Israel’s long-running “status quo” at Jerusalem’s most combustible hilltop holy site is fraying into something closer to explicit state enforcement.

According to The Guardian, a six-decade informal arrangement governing the al-Aqsa/Temple Mount compound has “collapsed” as Ramadan begins. The post-1967 understanding—administered day-to-day by the Islamic Waqf under Jordanian custodianship—held that Muslims may pray within the compound (al-Haram al-Sharif), while non-Muslims may visit but not conduct prayer. The whole point of the arrangement was to keep competing claims to sovereignty and sacred space from becoming a daily referendum on who rules Jerusalem.

The Guardian reports that Israeli police and the Shin Bet have in recent days arrested Muslim caretaker staff, barred “hundreds” of Muslims from entering, detained the imam of al-Aqsa, and conducted a police raid during evening prayers on the first night of Ramadan. In parallel, radical Jewish groups have increased visits and—crucially—prayer activity, including bringing printed prayer sheets onto the site. Daniel Seidemann, a Jerusalem lawyer who advises governments on the city’s legal and historical disputes, told the paper that Jewish prayer is now occurring on a daily basis and that, in his view, this marks the practical end of the old rules.

The politics are not subtle. National security minister Itamar Ben-Gvir—whose past includes criminal convictions for supporting a terrorist organization and incitement to racism—has publicly advocated raising the Israeli flag at the compound and building a synagogue there, The Guardian notes. Ben-Gvir has also made repeated high-profile visits to the site, a form of symbolic occupation that would be comic if it weren’t attached to armed police. The paper adds that in January he installed an ideological ally, Maj Gen Avshalom Peled, as Jerusalem police chief.

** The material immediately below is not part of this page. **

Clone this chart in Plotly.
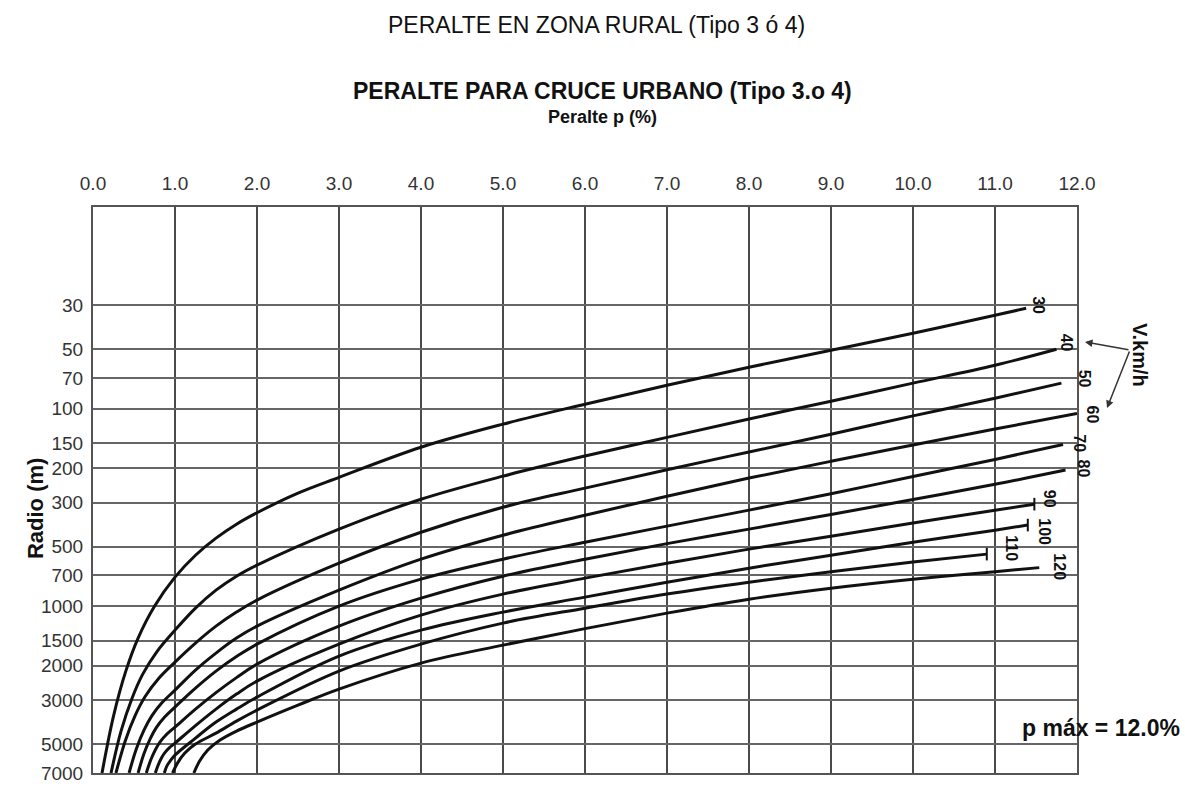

History supplies the warning label. Changes at the compound have repeatedly served as accelerants for wider violence: Ariel Sharon’s 2000 visit helped ignite the Second Intifada; Hamas branded its October 2023 attack “al-Aqsa Flood,” explicitly tying mass murder to perceived violations at the mosque, The Guardian recalls. Seidemann describes the site as a “detonator,” and warns that today’s West Bank is already a “tinderbox.”

What’s remarkable is how long an arrangement this important relied on ambiguity—no clear property-like rights, no universally recognized sovereign, and multiple armed actors claiming “security” while competing for legitimacy. That kind of system can limp along when everyone pretends the rules are fixed. It fails when politicians discover that sacred space is an infinitely renewable campaign resource.

The more the state tries to “manage” the hilltop through raids, bans, and arrests, the more it converts a fragile equilibrium into an enforceable claim of ownership—exactly the kind of move that turns a local religious dispute into an international crisis with a calendar.

Ramadan is now being policed as a sovereignty demonstration. That tends to end the same way it always does: with everyone insisting they had no choice.